§ Given exercise: Only the lines from the one containing "Generate a Python" through the one containing "from matplotlib.ticker import MultipleLocator" belong in the answer; copy them exactly and leave out pictures.

--- begin Supplied records ---

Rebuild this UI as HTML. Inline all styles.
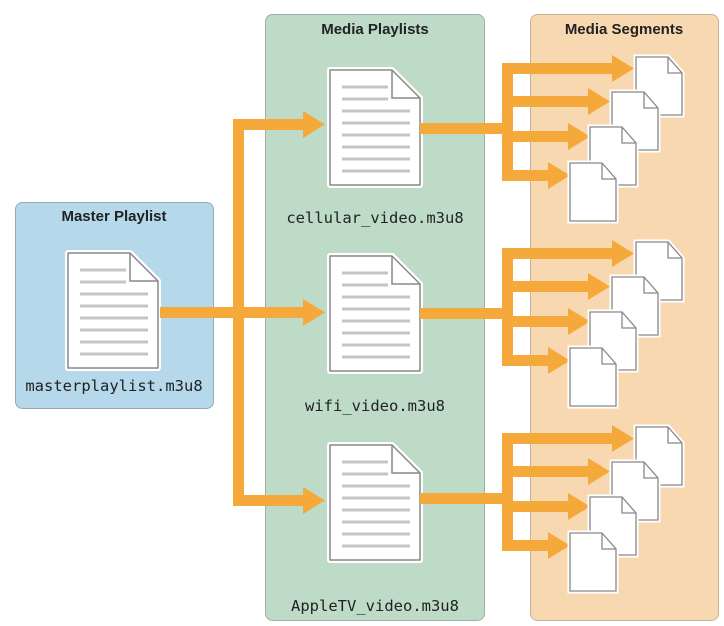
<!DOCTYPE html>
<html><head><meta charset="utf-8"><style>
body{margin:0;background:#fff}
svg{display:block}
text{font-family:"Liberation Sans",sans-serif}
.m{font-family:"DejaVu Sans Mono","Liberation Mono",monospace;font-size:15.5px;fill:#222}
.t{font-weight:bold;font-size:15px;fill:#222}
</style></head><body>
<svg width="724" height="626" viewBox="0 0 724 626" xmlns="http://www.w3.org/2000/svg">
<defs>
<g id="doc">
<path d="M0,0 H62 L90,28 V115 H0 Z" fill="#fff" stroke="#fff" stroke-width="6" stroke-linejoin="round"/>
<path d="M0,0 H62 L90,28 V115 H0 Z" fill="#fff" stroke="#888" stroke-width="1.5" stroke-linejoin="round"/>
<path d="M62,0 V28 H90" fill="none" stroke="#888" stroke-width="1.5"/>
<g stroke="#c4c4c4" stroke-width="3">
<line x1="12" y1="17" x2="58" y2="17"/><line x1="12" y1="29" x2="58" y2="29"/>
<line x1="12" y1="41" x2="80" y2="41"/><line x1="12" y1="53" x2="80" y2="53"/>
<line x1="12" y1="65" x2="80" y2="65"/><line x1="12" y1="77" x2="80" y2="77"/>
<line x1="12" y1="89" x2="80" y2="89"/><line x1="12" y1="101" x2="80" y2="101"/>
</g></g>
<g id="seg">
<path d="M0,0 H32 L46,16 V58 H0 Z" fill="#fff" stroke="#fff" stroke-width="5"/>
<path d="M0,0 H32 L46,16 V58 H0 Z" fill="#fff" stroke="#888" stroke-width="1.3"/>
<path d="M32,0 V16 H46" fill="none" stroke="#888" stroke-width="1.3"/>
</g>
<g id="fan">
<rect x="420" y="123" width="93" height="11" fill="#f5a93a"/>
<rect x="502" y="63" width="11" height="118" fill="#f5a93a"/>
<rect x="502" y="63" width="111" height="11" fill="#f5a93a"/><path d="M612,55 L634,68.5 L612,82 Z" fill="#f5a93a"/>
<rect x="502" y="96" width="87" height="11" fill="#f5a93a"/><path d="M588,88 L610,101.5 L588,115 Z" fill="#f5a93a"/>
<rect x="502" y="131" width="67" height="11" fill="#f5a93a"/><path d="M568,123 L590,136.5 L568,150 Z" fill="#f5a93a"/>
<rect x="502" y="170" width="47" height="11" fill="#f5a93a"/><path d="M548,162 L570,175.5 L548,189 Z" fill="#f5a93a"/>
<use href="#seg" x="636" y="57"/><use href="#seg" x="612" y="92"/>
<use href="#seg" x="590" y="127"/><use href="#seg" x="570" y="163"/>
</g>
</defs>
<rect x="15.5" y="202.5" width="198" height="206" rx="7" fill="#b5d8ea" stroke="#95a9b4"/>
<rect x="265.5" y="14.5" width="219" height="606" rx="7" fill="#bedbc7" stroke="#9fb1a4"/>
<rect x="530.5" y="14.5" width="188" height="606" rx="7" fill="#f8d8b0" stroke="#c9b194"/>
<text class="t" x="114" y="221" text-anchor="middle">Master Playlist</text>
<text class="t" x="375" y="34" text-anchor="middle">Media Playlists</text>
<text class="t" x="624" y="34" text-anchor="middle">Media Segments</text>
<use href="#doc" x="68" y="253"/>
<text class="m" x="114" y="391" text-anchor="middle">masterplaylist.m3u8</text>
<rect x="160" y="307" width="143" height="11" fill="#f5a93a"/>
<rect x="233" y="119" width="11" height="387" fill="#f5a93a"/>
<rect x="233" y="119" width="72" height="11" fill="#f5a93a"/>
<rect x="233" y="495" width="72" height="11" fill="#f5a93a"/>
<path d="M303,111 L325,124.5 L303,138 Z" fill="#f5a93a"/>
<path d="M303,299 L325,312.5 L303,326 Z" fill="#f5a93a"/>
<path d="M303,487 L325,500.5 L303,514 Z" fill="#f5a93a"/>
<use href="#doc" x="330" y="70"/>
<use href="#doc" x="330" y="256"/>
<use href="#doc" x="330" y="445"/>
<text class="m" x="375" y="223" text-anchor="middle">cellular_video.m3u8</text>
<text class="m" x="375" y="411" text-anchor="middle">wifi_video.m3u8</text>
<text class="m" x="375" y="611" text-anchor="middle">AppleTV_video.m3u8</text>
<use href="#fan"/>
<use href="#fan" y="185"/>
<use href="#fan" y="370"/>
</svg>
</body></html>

--- end Supplied records ---
--- begin Supplied records ---

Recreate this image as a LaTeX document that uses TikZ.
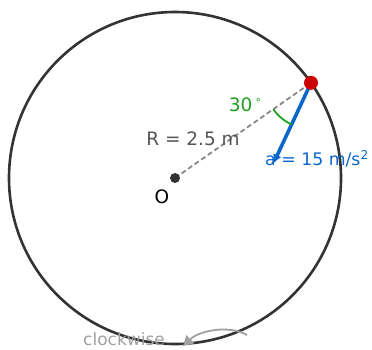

--- end Supplied records ---
--- begin Supplied records ---

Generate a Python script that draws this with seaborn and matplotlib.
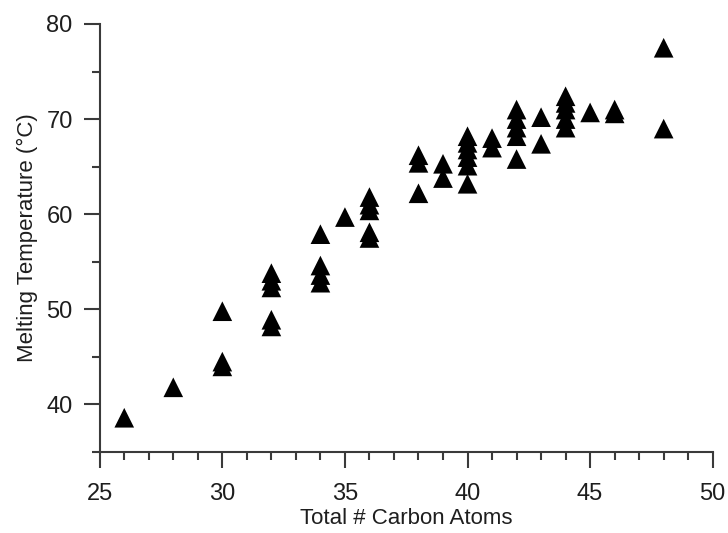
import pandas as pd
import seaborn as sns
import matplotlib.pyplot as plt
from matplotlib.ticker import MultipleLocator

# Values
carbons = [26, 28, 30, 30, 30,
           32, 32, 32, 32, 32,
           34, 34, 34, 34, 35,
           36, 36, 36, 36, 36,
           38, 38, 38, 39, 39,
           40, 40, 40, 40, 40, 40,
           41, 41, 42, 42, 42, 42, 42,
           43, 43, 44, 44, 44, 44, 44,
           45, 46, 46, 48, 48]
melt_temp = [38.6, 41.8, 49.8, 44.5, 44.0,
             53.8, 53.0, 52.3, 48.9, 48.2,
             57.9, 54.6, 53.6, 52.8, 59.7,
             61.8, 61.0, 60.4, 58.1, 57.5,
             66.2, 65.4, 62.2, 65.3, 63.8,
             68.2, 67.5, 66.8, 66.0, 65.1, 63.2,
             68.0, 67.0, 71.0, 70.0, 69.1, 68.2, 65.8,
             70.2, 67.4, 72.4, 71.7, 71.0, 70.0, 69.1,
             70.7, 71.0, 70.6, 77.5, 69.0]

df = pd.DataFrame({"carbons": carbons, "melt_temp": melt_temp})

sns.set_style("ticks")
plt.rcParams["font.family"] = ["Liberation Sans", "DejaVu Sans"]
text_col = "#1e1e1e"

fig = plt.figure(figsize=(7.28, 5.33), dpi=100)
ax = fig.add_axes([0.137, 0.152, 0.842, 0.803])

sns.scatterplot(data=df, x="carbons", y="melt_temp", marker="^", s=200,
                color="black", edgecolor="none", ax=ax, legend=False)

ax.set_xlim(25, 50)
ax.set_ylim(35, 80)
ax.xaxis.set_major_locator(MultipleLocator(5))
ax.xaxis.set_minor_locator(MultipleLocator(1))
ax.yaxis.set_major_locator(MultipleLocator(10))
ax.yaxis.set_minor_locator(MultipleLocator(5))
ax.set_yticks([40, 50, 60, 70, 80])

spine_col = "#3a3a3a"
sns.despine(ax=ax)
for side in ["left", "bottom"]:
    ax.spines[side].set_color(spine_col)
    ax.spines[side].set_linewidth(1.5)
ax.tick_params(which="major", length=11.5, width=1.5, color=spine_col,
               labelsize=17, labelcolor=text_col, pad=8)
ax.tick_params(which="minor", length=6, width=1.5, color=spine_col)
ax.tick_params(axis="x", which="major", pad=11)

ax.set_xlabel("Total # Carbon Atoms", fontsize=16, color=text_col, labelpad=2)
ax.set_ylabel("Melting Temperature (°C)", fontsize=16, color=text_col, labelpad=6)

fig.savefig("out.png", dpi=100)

--- end Supplied records ---

§ The completed task:
Generate a Python script that draws this with seaborn and matplotlib.
import pandas as pd
import seaborn as sns
import matplotlib.pyplot as plt
from matplotlib.ticker import MultipleLocator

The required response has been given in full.